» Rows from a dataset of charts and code
==================================================

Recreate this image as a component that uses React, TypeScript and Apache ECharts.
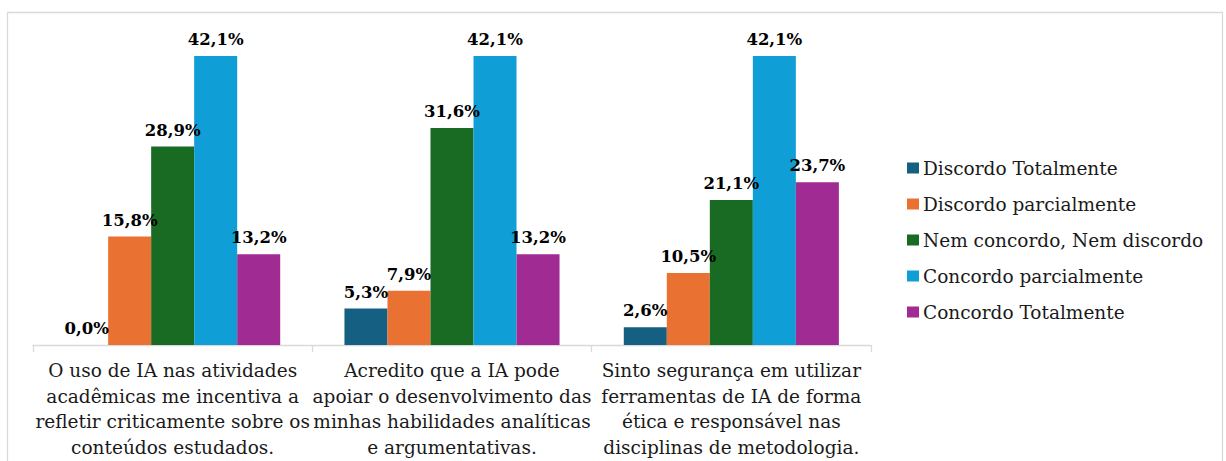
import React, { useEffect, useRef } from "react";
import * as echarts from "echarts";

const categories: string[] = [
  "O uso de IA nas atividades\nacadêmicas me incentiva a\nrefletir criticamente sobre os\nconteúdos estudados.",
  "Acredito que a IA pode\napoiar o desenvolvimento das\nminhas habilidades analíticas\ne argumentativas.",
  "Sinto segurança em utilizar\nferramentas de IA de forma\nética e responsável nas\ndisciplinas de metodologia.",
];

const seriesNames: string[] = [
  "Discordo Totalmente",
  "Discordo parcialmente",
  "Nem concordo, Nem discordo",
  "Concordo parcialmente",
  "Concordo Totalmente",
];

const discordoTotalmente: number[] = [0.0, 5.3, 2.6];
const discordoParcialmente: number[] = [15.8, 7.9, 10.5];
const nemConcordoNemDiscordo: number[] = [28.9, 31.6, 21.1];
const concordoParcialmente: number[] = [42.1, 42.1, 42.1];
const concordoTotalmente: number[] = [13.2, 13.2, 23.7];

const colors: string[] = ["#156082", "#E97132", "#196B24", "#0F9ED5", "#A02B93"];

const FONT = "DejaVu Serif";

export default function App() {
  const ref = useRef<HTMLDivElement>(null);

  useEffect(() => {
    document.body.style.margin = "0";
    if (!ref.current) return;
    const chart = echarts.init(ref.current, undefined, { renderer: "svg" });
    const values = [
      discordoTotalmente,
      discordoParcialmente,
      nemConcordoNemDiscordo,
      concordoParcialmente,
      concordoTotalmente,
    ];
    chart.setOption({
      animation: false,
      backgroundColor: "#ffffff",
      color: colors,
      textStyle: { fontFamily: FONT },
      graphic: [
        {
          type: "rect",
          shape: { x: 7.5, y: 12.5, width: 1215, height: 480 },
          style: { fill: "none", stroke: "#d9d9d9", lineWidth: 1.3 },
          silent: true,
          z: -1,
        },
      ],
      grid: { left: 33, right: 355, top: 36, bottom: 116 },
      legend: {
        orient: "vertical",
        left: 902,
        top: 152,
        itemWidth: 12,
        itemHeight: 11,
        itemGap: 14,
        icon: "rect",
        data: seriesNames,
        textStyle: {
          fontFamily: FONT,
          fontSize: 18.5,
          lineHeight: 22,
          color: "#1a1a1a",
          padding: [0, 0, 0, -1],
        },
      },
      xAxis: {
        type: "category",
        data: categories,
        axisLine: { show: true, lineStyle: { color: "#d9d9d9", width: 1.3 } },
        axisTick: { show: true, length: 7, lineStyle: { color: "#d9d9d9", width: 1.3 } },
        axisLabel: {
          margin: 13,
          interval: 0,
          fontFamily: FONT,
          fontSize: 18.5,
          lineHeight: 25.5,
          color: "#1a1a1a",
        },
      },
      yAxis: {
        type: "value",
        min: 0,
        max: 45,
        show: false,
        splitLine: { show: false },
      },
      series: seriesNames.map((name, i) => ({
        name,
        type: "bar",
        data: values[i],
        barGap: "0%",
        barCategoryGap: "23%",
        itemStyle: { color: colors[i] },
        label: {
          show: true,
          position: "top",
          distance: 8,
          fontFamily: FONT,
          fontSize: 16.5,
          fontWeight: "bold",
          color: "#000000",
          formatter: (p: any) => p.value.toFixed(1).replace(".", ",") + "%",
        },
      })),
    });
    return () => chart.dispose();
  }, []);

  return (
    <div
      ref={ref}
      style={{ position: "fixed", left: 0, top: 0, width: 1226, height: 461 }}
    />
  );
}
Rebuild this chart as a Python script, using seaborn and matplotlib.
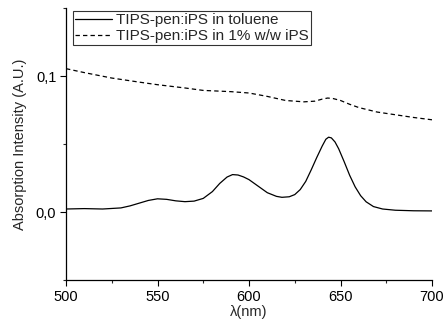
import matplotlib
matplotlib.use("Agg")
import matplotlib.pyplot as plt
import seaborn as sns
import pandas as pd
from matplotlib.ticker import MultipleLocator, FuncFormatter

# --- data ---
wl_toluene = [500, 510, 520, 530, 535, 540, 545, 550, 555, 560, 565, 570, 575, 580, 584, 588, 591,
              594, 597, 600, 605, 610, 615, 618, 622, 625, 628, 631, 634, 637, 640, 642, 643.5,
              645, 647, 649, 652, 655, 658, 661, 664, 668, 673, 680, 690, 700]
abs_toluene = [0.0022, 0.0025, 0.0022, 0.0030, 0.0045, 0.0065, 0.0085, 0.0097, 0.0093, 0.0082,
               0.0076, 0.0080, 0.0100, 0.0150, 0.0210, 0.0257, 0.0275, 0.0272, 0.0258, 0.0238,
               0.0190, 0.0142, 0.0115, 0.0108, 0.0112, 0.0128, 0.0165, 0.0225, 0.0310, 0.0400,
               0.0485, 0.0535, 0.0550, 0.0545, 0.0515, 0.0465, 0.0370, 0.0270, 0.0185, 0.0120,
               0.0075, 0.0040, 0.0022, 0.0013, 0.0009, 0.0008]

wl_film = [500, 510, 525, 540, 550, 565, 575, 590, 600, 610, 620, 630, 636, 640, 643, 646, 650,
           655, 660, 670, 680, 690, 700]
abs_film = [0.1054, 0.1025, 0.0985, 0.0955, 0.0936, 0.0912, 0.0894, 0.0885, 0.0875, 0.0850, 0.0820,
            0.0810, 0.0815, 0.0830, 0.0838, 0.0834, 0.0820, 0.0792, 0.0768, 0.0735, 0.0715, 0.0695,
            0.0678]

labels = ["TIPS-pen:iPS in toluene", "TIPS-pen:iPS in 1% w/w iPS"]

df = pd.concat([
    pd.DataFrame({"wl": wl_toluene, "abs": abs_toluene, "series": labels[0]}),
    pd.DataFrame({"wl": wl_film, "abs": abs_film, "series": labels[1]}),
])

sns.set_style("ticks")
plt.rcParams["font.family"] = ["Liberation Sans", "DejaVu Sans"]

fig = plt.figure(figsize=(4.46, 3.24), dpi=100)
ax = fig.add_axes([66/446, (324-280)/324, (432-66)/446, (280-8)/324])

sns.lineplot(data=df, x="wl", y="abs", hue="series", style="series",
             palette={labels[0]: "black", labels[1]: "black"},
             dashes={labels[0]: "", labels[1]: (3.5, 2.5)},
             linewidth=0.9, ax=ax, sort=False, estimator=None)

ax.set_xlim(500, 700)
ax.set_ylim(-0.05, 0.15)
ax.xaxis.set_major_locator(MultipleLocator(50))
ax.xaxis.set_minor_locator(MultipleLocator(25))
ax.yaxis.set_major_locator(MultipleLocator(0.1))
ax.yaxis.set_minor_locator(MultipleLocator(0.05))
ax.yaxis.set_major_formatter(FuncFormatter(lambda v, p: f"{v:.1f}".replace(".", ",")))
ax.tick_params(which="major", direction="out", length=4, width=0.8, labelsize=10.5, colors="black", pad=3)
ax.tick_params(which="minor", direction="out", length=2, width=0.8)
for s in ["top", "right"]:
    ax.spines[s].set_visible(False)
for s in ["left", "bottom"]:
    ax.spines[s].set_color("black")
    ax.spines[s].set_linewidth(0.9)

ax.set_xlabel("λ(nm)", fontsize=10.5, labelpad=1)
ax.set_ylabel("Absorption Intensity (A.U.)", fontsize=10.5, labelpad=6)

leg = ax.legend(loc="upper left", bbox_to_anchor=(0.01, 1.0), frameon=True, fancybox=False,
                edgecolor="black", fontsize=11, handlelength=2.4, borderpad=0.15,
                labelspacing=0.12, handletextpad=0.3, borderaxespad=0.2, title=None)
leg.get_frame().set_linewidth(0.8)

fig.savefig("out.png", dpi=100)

==================================================

» Goal
Copy the records above exactly, from the first line through the line containing "const ref = useRef<HTMLDivElement>(null);", and leave out the pictures.

» Exercise solution
Recreate this image as a component that uses React, TypeScript and Apache ECharts.
import React, { useEffect, useRef } from "react";
import * as echarts from "echarts";

const categories: string[] = [
  "O uso de IA nas atividades\nacadêmicas me incentiva a\nrefletir criticamente sobre os\nconteúdos estudados.",
  "Acredito que a IA pode\napoiar o desenvolvimento das\nminhas habilidades analíticas\ne argumentativas.",
  "Sinto segurança em utilizar\nferramentas de IA de forma\nética e responsável nas\ndisciplinas de metodologia.",
];

const seriesNames: string[] = [
  "Discordo Totalmente",
  "Discordo parcialmente",
  "Nem concordo, Nem discordo",
  "Concordo parcialmente",
  "Concordo Totalmente",
];

const discordoTotalmente: number[] = [0.0, 5.3, 2.6];
const discordoParcialmente: number[] = [15.8, 7.9, 10.5];
const nemConcordoNemDiscordo: number[] = [28.9, 31.6, 21.1];
const concordoParcialmente: number[] = [42.1, 42.1, 42.1];
const concordoTotalmente: number[] = [13.2, 13.2, 23.7];

const colors: string[] = ["#156082", "#E97132", "#196B24", "#0F9ED5", "#A02B93"];

const FONT = "DejaVu Serif";

export default function App() {
  const ref = useRef<HTMLDivElement>(null);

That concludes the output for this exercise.